As Mistress Ayn’s chastity slave i am finding that many of my so-called “hard limits” are dropping off that list.  Before becoming Mistress Ayn’s slaveboy, i passionately resisted many things:

  1. Gag – with a quick reflex against objects in my mouth,
  2. Blindfold – wanting to see what was going on in a session,
  3. Piercing – afraid of blood being drawn during a session and the pain associated with piercings,
  4. Marks from whipping – again afraid of drawn blood, a worry over marks being seen by others in my vanilla life, and the potential for intense pain,
  5. Anal play – uncomfortable with any activity in my ass and fearful of the pain involved,
  6. Foot worship – disinterested in touching anyone’s feet or having my own touched,
  7. Feminization – never considered myself to pass as a woman – which is how i viewed this play,
  8. No safe words – always needing a way out of the play, and

Collectively all of these hard limits have disappeared and their presence are a mainstay in my current slave training.

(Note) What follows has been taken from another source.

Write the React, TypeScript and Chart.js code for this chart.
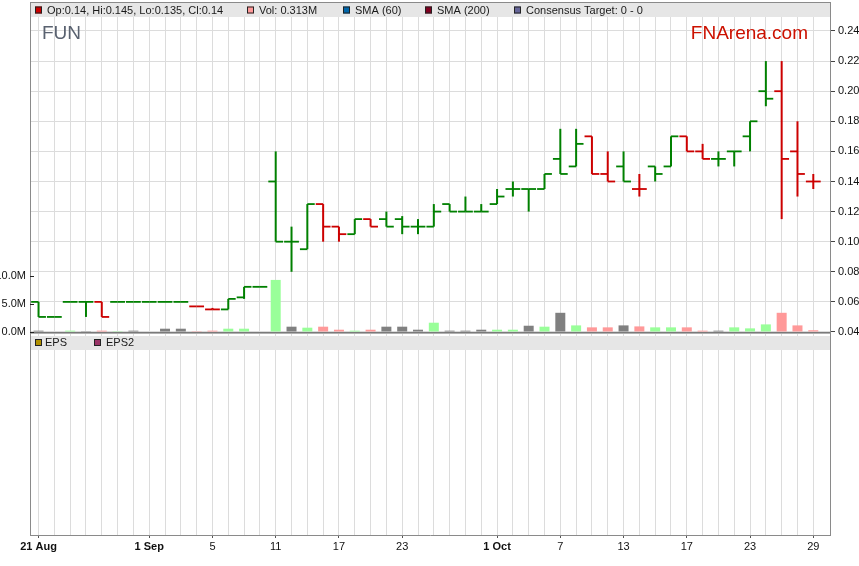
import React, { useEffect, useRef } from 'react';
import { Chart, registerables } from 'chart.js';

Chart.register(...registerables);

// ---- data ----
const dates = [
  '21 Aug', '22 Aug', '25 Aug', '26 Aug', '27 Aug', '28 Aug', '29 Aug',
  '1 Sep', '2 Sep', '3 Sep', '4 Sep', '5 Sep', '8 Sep', '9 Sep', '10 Sep', '11 Sep', '12 Sep',
  '15 Sep', '16 Sep', '17 Sep', '18 Sep', '19 Sep', '22 Sep', '23 Sep', '24 Sep', '25 Sep',
  '26 Sep', '29 Sep', '30 Sep',
  '1 Oct', '2 Oct', '3 Oct', '6 Oct', '7 Oct', '8 Oct', '9 Oct', '10 Oct', '13 Oct', '14 Oct',
  '15 Oct', '16 Oct', '17 Oct', '20 Oct', '21 Oct', '22 Oct', '23 Oct', '24 Oct', '27 Oct',
  '28 Oct', '29 Oct',
];

const opens = [
  0.06, 0.05, 0.06, 0.06, 0.06, 0.06, 0.06, 0.06, 0.06, 0.06,
  0.057, 0.055, 0.055, 0.063, 0.07, 0.14, 0.10, 0.095, 0.125, 0.11,
  0.105, 0.115, 0.115, 0.115, 0.11, 0.11, 0.125, 0.12, 0.12, 0.125,
  0.135, 0.135, 0.135, 0.155, 0.15, 0.17, 0.145, 0.15, 0.135, 0.15,
  0.15, 0.17, 0.16, 0.155, 0.16, 0.17, 0.20, 0.20, 0.16, 0.14,
];
const highs = [
  0.06, 0.05, 0.06, 0.06, 0.06, 0.06, 0.06, 0.06, 0.06, 0.06,
  0.057, 0.056, 0.062, 0.07, 0.07, 0.16, 0.11, 0.125, 0.125, 0.11,
  0.115, 0.115, 0.12, 0.117, 0.115, 0.125, 0.125, 0.13, 0.125, 0.135,
  0.14, 0.135, 0.145, 0.175, 0.175, 0.17, 0.16, 0.16, 0.145, 0.15,
  0.17, 0.17, 0.165, 0.16, 0.16, 0.18, 0.22, 0.22, 0.18, 0.145,
];
const lows = [
  0.05, 0.05, 0.06, 0.05, 0.05, 0.06, 0.06, 0.06, 0.06, 0.06,
  0.057, 0.055, 0.055, 0.062, 0.07, 0.10, 0.08, 0.095, 0.10, 0.10,
  0.105, 0.11, 0.11, 0.105, 0.105, 0.11, 0.12, 0.12, 0.12, 0.125,
  0.13, 0.12, 0.135, 0.145, 0.15, 0.145, 0.14, 0.14, 0.13, 0.14,
  0.15, 0.16, 0.155, 0.15, 0.15, 0.16, 0.19, 0.115, 0.13, 0.135,
];
const closes = [
  0.05, 0.05, 0.06, 0.06, 0.05, 0.06, 0.06, 0.06, 0.06, 0.06,
  0.057, 0.055, 0.062, 0.07, 0.07, 0.10, 0.10, 0.125, 0.11, 0.105,
  0.115, 0.11, 0.11, 0.11, 0.11, 0.12, 0.12, 0.12, 0.12, 0.13,
  0.135, 0.135, 0.145, 0.145, 0.165, 0.145, 0.14, 0.14, 0.135, 0.145,
  0.17, 0.16, 0.155, 0.155, 0.16, 0.18, 0.195, 0.155, 0.145, 0.14,
];
// volume in millions
const volumes = [
  0.24, 0, 0.24, 0.03, 0.24, 0.03, 0.24, 0, 0.59, 0.59,
  0.03, 0.24, 0.59, 0.59, 0, 9.3, 0.95, 0.77, 0.95, 0.41,
  0.24, 0.41, 0.95, 0.95, 0.41, 1.66, 0.24, 0.24, 0.41, 0.41,
  0.41, 1.12, 0.95, 3.43, 1.18, 0.83, 0.83, 1.18, 1.0, 0.83,
  0.83, 0.83, 0.24, 0.24, 0.83, 0.65, 1.36, 3.43, 1.18, 0.313,
];
const prevClose0 = 0.05;

const tickIdx = [0, 7, 11, 15, 19, 23, 29, 33, 37, 41, 45, 49];
const tickLabels = ['21 Aug', '1 Sep', '5', '11', '17', '23', '1 Oct', '7', '13', '17', '23', '29'];
const priceTicks = [0.04, 0.06, 0.08, 0.10, 0.12, 0.14, 0.16, 0.18, 0.20, 0.22, 0.24];
const volTicks = [0, 5, 10];
const volTickLabels = ['0.0M', '5.0M', '10.0M'];

// ---- styles ----
const FONT = '"Liberation Sans", Arial, Helvetica, sans-serif';
const GREEN = '#008000';
const RED = '#cc0000';
const VGREEN = '#99ff99';
const VPINK = '#ff9999';
const VGRAY = '#808080';
const GRID = '#dcdcdc';
const TICK_HALF = 0.0006;

const dir = closes.map((c, i) => {
  const p = i === 0 ? prevClose0 : closes[i - 1];
  return c > p ? 1 : c < p ? -1 : 0;
});
const priceColors = dir.map((d) => (d < 0 ? RED : GREEN));
const volColors = dir.map((d) => (d > 0 ? VGREEN : d < 0 ? VPINK : VGRAY));

const topLegend = [
  { sx: 35, tx: 47, color: '#cc0000', text: `Op:${opens[49]}, Hi:${highs[49]}, Lo:${lows[49]}, Cl:${closes[49]}` },
  { sx: 247, tx: 259, color: '#ff9999', text: `Vol: ${volumes[49].toFixed(3)}M` },
  { sx: 343, tx: 355, color: '#0066aa', text: 'SMA (60)' },
  { sx: 425, tx: 437, color: '#800020', text: 'SMA (200)' },
  { sx: 514, tx: 526, color: '#666699', text: 'Consensus Target: 0 - 0' },
];
const epsLegend = [
  { sx: 35, tx: 45, color: '#b09000', text: 'EPS' },
  { sx: 94, tx: 106, color: '#993366', text: 'EPS2' },
];

const framePlugin = {
  id: 'frame',
  afterDraw(chart: any) {
    const { ctx, chartArea: a, scales } = chart;
    const L = a.left, R = a.right, T = a.top, B = a.bottom;
    const yp = scales.yp, yv = scales.yv;
    const sepY = Math.round(yp.getPixelForValue(priceTicks[0]));
    ctx.save();
    // legend bands
    ctx.fillStyle = '#e6e6e6';
    ctx.fillRect(L, 2, R - L, T - 2);
    ctx.fillRect(L, sepY + 4, R - L, 14);
    // panel separator
    ctx.fillStyle = '#7a7a7a';
    ctx.fillRect(L, sepY, R - L, 1);
    ctx.fillStyle = '#b0b0b0';
    ctx.fillRect(L, sepY + 1, R - L, 1);
    // frame
    ctx.strokeStyle = '#8a8a8a';
    ctx.lineWidth = 1;
    ctx.beginPath();
    ctx.moveTo(L + 0.5, 2);
    ctx.lineTo(L + 0.5, B + 1);
    ctx.moveTo(R - 0.5, 2);
    ctx.lineTo(R - 0.5, B + 1);
    ctx.moveTo(L, 2.5);
    ctx.lineTo(R, 2.5);
    ctx.moveTo(L, B + 0.5);
    ctx.lineTo(R, B + 0.5);
    ctx.stroke();
    // inside ticks of the volume axis
    ctx.strokeStyle = '#222';
    ctx.beginPath();
    volTicks.forEach((v) => {
      const y = Math.round(yv.getPixelForValue(v)) + 0.5;
      ctx.moveTo(L, y);
      ctx.lineTo(L + 4, y);
    });
    ctx.stroke();
    // legend items
    ctx.font = `11px ${FONT}`;
    ctx.textBaseline = 'middle';
    ctx.textAlign = 'left';
    const drawItem = (it: any, cy: number) => {
      ctx.fillStyle = it.color;
      ctx.fillRect(it.sx, cy - 3.5, 7, 7);
      ctx.strokeStyle = '#222';
      ctx.strokeRect(it.sx + 0.5, cy - 3, 6, 6);
      ctx.fillStyle = '#1a1a1a';
      ctx.fillText(it.text, it.tx, cy + 0.5);
    };
    topLegend.forEach((it) => drawItem(it, 10));
    epsLegend.forEach((it) => drawItem(it, sepY + 10.5));
    // titles
    ctx.textBaseline = 'alphabetic';
    ctx.font = `19px ${FONT}`;
    ctx.fillStyle = '#5a6270';
    ctx.fillText('FUN', 42, 39);
    ctx.textAlign = 'right';
    ctx.fillStyle = '#cc1100';
    ctx.fillText('FNArena.com', 808, 38.5);
    ctx.restore();
  },
};

export default function App() {
  const ref = useRef<HTMLCanvasElement | null>(null);
  useEffect(() => {
    if (!ref.current) return;
    const idx = dates.map((_, i) => i);
    const chart = new Chart(ref.current, {
      type: 'bar',
      data: {
        datasets: [
          {
            label: 'Vol',
            data: idx.map((i) => ({ x: i, y: volumes[i] })) as any,
            yAxisID: 'yv',
            backgroundColor: volColors,
            barThickness: 10,
            grouped: false,
            order: 3,
            inflateAmount: 0,
          } as any,
          {
            label: 'HL',
            data: idx.map((i) => ({ x: i, y: [lows[i], highs[i]] })) as any,
            yAxisID: 'yp',
            backgroundColor: priceColors,
            barThickness: 2,
            grouped: false,
            order: 2,
            inflateAmount: 0,
          } as any,
          {
            label: 'Open',
            data: idx.map((i) => ({ x: i, y: [opens[i] - TICK_HALF, opens[i] + TICK_HALF] })) as any,
            yAxisID: 'yp',
            backgroundColor: priceColors,
            barThickness: 7.4,
            stack: 'open',
            order: 1,
            inflateAmount: 0,
          } as any,
          {
            label: 'Close',
            data: idx.map((i) => ({ x: i, y: [closes[i] - TICK_HALF, closes[i] + TICK_HALF] })) as any,
            yAxisID: 'yp',
            backgroundColor: priceColors,
            barThickness: 7.4,
            stack: 'close',
            order: 1,
            inflateAmount: 0,
          } as any,
        ],
      },
      options: {
        responsive: false,
        animation: false,
        events: [],
        layout: { padding: { top: 17, left: 0, right: 0, bottom: 0 } },
        plugins: { legend: { display: false }, tooltip: { enabled: false } },
        scales: {
          x: {
            type: 'linear',
            position: 'bottom',
            min: -0.54,
            max: 50.12,
            offset: false,
            grid: {
              offset: false,
              color: GRID,
              tickLength: 3,
              tickColor: (c: any) => (c.tick && tickIdx.includes(c.tick.value) ? '#555' : 'rgba(0,0,0,0)'),
            },
            border: { display: false },
            afterBuildTicks: (s: any) => {
              s.ticks = idx.map((v) => ({ value: v }));
            },
            afterFit: (s: any) => {
              s.height = 31;
              s.paddingLeft = 0;
              s.paddingRight = 0;
            },
            ticks: {
              autoSkip: false,
              maxRotation: 0,
              minRotation: 0,
              padding: 2,
              color: '#111',
              font: (c: any) => ({
                family: FONT,
                size: 11,
                weight: c.tick && /\s/.test(String(c.tick.label)) ? 'bold' : 'normal',
              }),
              callback: (v: any) => {
                const k = tickIdx.indexOf(Number(v));
                return k >= 0 ? tickLabels[k] : '';
              },
            },
          } as any,
          yp: {
            type: 'linear',
            position: 'right',
            min: -0.0949,
            max: 0.2493,
            grid: { color: GRID, tickColor: '#444', tickLength: 4 },
            border: { display: false },
            afterBuildTicks: (s: any) => {
              s.ticks = priceTicks.map((v) => ({ value: v }));
            },
            afterFit: (s: any) => {
              s.width = 28;
              s.paddingTop = 0;
              s.paddingBottom = 0;
            },
            ticks: {
              padding: 3,
              color: '#111',
              font: { family: FONT, size: 11 },
              callback: (v: any) => Number(v).toFixed(2),
            },
          } as any,
          yv: {
            type: 'linear',
            position: 'left',
            min: -36.25,
            max: 56.25,
            grid: { drawOnChartArea: false, drawTicks: false },
            border: { display: false },
            afterBuildTicks: (s: any) => {
              s.ticks = volTicks.map((v) => ({ value: v }));
            },
            afterFit: (s: any) => {
              s.width = 30;
              s.paddingTop = 0;
              s.paddingBottom = 0;
            },
            ticks: {
              padding: 4,
              color: '#111',
              font: { family: FONT, size: 11 },
              callback: (v: any) => {
                const k = volTicks.indexOf(Number(v));
                return k >= 0 ? volTickLabels[k] : '';
              },
            },
          } as any,
        },
      },
      plugins: [framePlugin],
    });
    return () => chart.destroy();
  }, []);

  return (
    <div style={{ position: 'absolute', left: 0, top: 0, width: 859, height: 566, background: '#fff' }}>
      <canvas ref={ref} width={859} height={566} style={{ display: 'block' }} />
    </div>
  );
}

Why? There appears to be two primary reasons.

Most importantly, i am now being trained by a Mistress whom i completely trust.  Mistress Ayn, and other Mistresses i serve, know how to introduce these activities into a session without causing me harm or raising unnecessary fears.  They are presented sanely and safely but still with intensity.  Mistress Ayn also has made it clear that these activities bring pleasure to Her and Her friends and that is my ultimate goal as a submissive.  Oddly, i now crave many of these activities in a session since they are amazing experiences in my journey as Mistress Ayn’s chaste slaveboy.

Secondly, i am learning how to give up control.  Rather than orchestrating a session by imposing these hard limits, i am simply asking for three things: to be controlled, humiliated and experience pain.  This tri-fold desire runs counter to many of my former hard limits.  By giving up the control in a session and more and more in my life, i am accepting, even embracing, new experiences, such as each of these so-called hard limits on the list.

A lesson learned, at the hands of a skilled Mistress whom i trust completely, is a wonderful lesson learned.